Stored items
================================
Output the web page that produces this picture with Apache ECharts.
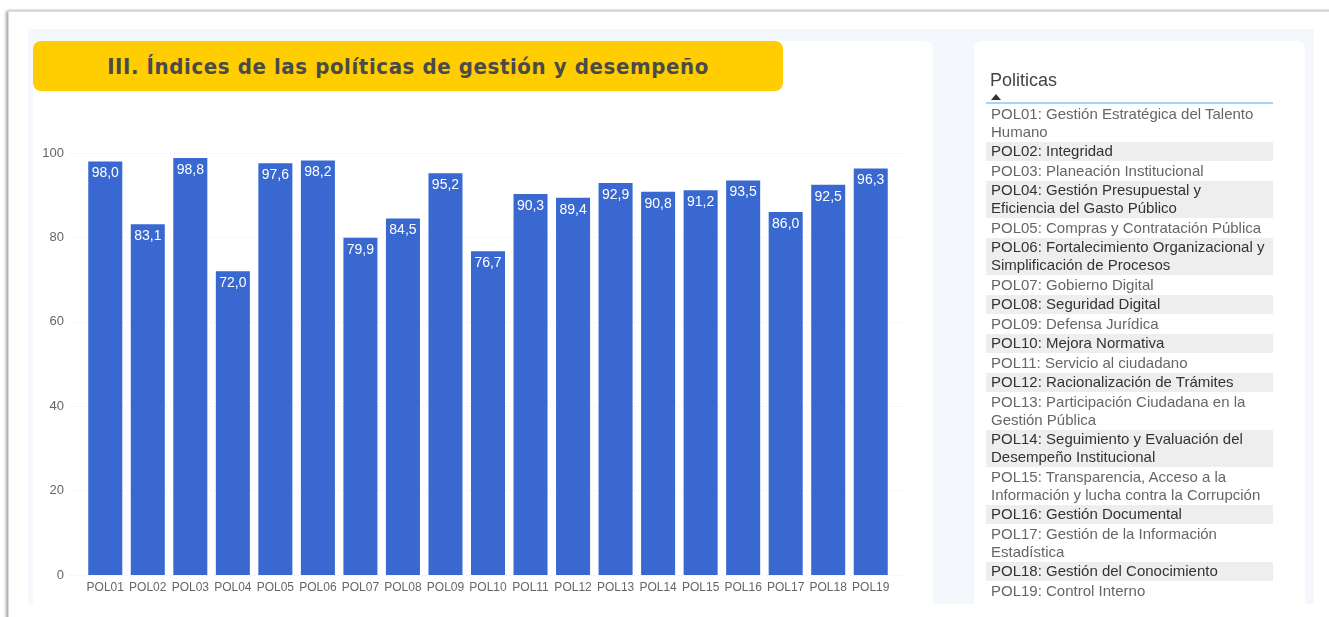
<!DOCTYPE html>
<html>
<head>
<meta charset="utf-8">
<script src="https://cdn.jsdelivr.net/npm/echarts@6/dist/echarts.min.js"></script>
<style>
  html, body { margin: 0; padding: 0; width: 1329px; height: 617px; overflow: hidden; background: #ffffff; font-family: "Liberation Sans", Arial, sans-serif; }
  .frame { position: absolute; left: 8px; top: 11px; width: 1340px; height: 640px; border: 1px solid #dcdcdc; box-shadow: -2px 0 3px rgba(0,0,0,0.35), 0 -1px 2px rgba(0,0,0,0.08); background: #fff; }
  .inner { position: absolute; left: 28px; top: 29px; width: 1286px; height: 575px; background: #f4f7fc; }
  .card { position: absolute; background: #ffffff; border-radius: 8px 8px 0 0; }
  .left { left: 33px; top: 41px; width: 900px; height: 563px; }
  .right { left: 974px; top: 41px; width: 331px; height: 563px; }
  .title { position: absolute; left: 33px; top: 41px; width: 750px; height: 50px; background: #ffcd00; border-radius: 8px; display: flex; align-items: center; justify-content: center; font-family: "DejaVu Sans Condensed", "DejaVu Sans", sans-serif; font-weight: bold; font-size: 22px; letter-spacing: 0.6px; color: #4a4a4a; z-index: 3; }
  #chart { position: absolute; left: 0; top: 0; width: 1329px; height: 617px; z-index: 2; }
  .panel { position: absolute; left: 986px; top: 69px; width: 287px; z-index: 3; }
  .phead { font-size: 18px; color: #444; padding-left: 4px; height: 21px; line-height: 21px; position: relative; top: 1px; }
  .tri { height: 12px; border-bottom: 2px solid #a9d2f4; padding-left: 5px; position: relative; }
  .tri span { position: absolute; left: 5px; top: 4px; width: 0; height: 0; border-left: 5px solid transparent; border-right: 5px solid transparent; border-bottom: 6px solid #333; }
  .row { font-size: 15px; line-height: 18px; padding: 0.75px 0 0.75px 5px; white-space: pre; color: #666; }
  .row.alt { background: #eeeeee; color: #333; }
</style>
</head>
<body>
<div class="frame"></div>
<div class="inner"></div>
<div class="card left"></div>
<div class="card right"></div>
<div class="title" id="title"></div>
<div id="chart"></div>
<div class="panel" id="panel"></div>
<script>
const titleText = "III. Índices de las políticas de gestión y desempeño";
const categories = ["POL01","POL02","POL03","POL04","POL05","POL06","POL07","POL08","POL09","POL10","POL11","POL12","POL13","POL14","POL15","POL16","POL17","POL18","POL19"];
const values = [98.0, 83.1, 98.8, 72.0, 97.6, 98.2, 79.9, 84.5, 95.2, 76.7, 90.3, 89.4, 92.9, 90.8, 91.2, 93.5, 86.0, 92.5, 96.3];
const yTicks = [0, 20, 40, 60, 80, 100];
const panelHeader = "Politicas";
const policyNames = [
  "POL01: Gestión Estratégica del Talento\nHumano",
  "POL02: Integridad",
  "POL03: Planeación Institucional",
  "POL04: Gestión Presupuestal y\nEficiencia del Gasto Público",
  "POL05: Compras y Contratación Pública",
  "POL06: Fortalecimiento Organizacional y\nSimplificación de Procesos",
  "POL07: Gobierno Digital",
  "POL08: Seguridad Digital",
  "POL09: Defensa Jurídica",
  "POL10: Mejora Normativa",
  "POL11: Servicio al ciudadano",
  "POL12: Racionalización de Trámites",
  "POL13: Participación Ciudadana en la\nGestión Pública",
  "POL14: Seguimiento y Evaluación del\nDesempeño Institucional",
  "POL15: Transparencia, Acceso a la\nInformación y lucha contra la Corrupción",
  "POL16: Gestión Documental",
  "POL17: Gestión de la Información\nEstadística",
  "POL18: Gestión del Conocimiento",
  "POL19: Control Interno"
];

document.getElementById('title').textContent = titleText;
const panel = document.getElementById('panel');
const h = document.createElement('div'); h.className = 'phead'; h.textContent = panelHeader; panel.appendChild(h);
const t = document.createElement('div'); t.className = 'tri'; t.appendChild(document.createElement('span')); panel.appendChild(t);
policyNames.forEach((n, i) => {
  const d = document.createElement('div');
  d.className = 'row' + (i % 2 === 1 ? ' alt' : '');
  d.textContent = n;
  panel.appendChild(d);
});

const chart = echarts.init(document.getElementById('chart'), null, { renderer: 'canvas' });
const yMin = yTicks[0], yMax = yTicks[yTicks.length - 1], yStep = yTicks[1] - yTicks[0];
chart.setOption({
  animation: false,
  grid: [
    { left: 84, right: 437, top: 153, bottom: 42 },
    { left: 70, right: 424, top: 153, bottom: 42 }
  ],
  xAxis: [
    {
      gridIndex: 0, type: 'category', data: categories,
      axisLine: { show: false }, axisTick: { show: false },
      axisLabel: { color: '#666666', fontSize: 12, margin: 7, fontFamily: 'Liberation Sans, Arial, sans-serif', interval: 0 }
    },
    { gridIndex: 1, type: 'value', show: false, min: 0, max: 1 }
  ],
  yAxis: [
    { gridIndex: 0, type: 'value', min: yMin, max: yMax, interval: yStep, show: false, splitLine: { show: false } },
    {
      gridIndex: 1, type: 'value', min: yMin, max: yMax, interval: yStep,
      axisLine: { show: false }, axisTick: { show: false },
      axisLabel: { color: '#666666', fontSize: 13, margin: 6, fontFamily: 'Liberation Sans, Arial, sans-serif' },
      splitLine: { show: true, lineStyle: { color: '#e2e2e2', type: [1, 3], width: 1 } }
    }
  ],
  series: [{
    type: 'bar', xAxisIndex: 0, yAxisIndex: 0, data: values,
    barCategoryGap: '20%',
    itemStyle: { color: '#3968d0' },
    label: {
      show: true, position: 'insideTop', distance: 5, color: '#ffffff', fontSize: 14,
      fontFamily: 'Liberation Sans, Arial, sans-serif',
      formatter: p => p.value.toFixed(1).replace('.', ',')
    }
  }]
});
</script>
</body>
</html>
================================
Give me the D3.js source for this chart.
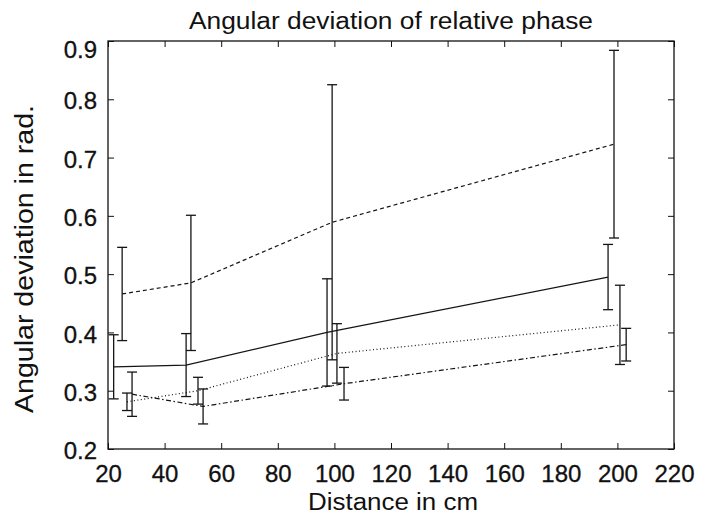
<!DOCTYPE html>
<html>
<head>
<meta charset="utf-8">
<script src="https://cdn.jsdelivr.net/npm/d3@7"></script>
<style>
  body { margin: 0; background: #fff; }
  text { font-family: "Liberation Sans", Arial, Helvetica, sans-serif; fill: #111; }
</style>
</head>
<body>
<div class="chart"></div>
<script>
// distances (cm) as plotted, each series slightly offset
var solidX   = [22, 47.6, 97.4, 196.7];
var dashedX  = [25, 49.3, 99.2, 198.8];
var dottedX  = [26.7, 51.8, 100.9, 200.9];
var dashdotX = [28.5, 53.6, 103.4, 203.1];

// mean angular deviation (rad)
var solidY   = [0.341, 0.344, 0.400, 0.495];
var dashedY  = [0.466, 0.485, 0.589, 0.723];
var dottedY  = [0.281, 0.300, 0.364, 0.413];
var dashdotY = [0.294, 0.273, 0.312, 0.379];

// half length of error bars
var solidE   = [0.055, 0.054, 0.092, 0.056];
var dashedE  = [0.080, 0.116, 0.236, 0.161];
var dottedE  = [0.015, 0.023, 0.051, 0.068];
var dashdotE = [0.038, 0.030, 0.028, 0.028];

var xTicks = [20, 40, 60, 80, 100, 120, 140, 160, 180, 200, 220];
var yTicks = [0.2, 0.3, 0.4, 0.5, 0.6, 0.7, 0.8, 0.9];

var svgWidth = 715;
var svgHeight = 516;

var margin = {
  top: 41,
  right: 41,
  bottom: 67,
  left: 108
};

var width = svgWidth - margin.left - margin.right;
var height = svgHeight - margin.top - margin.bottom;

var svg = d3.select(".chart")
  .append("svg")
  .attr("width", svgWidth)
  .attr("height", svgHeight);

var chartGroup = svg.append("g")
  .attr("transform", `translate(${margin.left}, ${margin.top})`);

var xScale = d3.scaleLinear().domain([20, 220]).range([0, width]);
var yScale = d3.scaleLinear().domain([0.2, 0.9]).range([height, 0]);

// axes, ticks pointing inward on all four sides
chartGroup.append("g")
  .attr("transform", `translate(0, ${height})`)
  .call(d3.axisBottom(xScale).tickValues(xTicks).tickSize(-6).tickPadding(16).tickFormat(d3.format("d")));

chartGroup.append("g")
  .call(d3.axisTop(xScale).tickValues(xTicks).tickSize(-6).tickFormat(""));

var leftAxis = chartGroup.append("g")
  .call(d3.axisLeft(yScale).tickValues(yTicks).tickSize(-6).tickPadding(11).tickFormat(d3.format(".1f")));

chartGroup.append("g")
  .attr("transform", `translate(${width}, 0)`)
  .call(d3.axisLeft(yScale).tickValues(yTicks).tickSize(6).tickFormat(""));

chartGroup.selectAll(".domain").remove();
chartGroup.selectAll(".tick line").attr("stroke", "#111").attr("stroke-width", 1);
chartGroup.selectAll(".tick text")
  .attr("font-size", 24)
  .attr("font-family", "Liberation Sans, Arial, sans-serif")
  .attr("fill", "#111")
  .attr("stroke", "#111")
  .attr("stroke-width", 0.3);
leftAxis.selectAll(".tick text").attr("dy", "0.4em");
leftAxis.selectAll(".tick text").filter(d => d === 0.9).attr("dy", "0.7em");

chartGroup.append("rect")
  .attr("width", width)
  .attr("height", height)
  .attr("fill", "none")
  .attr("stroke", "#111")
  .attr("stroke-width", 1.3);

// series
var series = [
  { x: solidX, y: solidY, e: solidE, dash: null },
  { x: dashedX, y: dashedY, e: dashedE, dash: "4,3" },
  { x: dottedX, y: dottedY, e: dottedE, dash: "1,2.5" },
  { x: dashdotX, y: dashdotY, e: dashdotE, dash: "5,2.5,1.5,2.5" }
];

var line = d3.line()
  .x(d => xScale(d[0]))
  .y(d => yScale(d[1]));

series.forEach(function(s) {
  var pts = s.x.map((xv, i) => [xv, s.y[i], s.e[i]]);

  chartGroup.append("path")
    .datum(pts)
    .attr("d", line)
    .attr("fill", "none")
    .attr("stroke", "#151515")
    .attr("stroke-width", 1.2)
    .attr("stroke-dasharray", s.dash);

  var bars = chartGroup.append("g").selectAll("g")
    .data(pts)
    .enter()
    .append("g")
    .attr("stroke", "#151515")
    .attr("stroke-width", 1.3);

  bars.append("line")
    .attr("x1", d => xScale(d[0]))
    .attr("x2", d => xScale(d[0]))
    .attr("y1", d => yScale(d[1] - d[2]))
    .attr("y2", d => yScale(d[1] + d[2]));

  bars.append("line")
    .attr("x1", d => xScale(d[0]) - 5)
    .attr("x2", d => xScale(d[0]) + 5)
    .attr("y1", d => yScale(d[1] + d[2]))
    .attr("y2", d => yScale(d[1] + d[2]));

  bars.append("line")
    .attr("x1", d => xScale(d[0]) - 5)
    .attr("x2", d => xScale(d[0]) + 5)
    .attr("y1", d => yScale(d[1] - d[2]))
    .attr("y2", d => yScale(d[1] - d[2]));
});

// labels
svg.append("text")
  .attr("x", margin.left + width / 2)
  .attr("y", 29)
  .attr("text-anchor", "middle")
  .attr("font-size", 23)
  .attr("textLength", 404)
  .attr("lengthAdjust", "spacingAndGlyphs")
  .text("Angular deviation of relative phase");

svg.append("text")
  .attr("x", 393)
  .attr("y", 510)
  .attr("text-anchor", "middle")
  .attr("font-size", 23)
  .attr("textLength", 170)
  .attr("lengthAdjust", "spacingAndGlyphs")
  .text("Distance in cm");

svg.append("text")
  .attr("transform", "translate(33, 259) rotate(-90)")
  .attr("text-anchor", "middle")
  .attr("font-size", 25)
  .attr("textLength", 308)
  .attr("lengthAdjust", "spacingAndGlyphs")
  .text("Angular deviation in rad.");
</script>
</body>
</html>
================================
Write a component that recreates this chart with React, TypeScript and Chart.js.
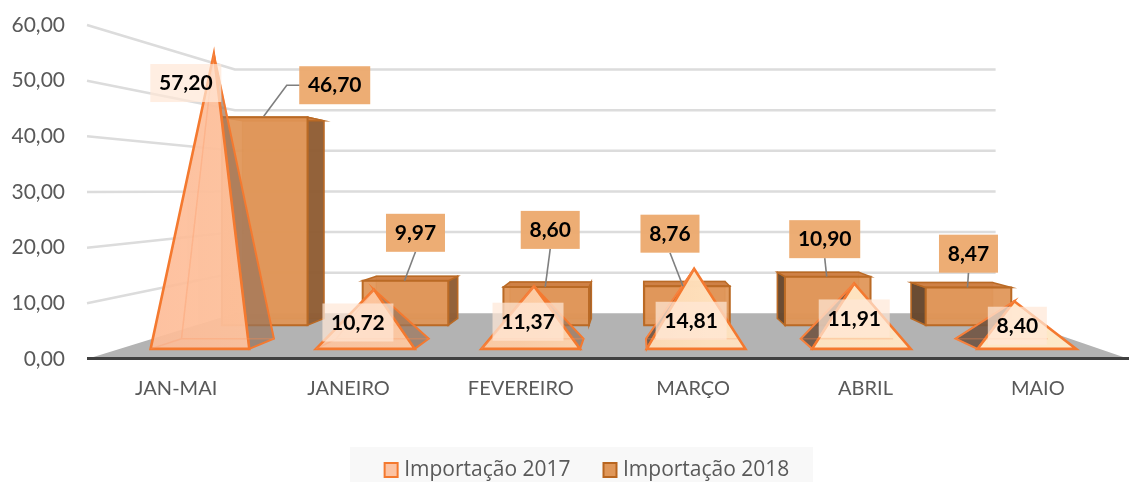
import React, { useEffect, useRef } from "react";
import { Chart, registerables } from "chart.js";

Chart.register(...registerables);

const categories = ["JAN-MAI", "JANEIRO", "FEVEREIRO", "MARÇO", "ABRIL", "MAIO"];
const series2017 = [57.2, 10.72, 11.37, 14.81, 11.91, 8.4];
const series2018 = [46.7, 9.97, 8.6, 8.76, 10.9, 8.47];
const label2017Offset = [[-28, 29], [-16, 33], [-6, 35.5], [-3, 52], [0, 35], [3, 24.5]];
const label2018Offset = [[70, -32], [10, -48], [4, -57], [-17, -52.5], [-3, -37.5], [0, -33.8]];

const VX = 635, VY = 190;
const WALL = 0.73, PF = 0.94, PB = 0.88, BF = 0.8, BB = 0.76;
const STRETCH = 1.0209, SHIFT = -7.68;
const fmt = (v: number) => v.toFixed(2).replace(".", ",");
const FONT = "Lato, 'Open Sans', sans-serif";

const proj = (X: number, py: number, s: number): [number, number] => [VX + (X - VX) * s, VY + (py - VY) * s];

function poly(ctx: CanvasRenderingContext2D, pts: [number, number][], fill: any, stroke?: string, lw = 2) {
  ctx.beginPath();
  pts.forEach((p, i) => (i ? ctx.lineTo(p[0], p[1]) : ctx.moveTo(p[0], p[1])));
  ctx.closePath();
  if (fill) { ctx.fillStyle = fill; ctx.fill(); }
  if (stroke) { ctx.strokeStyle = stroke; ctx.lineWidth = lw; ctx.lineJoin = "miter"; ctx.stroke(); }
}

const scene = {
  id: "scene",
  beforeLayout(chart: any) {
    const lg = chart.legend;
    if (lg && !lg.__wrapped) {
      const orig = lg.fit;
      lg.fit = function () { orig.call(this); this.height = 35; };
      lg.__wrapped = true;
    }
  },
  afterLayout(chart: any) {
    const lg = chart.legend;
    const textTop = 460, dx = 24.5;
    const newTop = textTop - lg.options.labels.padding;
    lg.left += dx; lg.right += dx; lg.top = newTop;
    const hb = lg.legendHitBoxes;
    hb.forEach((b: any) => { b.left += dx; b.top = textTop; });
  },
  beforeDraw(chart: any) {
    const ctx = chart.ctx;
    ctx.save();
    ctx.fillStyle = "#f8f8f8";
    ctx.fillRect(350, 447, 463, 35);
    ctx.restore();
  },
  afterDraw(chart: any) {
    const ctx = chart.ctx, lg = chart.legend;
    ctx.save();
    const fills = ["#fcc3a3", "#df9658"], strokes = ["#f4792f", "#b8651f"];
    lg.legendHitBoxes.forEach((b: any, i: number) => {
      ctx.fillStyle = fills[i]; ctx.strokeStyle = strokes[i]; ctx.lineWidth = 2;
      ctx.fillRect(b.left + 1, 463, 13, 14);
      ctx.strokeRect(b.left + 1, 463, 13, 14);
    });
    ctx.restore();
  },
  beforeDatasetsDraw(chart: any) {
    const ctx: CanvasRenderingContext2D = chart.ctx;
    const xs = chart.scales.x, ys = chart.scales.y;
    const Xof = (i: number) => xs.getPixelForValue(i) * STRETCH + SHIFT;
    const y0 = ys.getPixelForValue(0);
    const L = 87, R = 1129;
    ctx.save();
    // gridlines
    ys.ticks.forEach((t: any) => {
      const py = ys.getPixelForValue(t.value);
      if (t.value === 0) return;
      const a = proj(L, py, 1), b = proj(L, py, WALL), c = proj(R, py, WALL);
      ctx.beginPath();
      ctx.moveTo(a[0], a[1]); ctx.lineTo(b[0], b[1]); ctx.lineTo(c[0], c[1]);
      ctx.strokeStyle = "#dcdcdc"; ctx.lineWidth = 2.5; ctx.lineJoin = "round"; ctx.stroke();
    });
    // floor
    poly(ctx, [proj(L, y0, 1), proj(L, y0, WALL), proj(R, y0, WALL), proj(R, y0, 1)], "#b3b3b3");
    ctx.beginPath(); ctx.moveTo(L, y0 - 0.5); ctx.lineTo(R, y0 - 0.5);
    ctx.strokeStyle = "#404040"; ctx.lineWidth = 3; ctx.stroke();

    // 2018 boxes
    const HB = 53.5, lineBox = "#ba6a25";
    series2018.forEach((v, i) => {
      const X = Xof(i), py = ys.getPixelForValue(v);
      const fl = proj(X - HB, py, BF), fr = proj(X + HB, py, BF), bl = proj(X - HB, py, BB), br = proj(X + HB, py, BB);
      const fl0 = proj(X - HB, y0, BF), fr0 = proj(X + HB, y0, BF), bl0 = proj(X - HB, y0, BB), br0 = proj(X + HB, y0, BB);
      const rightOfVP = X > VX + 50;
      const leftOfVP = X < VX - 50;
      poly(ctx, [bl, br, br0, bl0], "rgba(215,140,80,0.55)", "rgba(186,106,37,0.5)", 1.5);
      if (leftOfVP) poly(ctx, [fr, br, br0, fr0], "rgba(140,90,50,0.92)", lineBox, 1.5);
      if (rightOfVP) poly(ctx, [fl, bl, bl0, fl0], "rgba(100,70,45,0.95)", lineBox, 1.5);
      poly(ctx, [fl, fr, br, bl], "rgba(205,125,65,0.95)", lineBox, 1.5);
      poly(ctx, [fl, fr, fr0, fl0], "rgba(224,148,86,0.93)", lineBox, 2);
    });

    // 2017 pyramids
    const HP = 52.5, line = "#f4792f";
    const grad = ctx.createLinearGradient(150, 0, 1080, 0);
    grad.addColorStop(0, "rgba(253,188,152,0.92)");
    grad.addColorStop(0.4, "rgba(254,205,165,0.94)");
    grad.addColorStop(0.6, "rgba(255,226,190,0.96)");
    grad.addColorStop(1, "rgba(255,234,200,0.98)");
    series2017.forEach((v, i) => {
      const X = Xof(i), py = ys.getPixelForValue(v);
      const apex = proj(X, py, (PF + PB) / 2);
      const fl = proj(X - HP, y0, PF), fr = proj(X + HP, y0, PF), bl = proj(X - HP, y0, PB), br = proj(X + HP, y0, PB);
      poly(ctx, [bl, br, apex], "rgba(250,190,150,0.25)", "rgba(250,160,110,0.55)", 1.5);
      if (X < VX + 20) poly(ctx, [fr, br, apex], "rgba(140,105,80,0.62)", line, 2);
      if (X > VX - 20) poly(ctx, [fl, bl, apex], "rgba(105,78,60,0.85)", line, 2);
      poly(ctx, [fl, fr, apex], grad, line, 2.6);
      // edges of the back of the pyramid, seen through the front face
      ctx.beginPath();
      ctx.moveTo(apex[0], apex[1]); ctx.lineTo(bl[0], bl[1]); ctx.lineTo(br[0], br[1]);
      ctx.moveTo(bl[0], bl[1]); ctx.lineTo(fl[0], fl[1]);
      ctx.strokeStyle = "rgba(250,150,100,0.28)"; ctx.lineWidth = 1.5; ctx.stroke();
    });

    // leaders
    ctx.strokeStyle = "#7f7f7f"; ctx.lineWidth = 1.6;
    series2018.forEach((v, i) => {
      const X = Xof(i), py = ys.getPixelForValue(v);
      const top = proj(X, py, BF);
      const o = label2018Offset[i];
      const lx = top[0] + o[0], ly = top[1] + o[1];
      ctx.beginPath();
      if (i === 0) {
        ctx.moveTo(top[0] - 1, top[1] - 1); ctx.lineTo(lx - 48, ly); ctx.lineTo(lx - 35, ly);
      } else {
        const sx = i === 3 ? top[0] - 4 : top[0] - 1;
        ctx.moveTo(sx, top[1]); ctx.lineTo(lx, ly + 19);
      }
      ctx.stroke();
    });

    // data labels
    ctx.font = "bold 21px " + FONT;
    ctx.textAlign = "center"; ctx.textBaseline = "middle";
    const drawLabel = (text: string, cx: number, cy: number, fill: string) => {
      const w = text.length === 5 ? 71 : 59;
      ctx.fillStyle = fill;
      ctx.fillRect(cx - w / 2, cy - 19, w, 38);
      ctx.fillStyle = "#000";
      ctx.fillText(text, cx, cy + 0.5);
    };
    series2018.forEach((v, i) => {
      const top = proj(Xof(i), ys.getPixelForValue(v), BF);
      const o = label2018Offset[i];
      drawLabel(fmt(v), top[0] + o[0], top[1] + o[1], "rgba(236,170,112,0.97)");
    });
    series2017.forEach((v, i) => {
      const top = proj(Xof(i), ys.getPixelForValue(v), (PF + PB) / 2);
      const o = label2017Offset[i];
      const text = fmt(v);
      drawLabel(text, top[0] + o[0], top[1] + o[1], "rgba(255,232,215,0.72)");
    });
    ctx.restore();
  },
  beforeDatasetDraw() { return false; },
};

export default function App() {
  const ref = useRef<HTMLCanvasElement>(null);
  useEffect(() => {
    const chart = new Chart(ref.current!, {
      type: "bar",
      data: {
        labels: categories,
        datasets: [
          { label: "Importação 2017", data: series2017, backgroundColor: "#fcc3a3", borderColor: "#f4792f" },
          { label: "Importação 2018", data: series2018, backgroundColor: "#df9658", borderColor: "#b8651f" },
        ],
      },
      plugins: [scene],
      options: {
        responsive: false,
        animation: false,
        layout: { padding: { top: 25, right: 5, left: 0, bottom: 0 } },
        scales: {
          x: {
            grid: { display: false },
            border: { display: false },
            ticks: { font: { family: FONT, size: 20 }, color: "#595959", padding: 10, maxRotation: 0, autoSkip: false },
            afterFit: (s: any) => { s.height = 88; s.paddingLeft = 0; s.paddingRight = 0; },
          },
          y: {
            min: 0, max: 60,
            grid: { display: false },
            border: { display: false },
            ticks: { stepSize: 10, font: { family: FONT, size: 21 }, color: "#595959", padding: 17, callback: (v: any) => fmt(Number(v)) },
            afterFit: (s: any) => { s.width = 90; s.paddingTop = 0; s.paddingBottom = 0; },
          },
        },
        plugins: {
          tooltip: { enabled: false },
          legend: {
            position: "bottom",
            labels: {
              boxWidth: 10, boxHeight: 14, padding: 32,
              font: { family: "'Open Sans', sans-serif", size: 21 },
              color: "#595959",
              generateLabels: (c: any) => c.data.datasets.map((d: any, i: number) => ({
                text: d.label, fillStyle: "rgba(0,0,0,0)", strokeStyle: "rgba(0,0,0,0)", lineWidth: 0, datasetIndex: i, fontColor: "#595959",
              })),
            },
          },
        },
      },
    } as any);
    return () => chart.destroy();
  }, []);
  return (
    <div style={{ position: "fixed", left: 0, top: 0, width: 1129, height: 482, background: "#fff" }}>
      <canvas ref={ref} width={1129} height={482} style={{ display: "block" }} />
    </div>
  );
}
================================
• Written task
Say how many lines above contain the string "this". Answer with the number only.

• Correct answer
4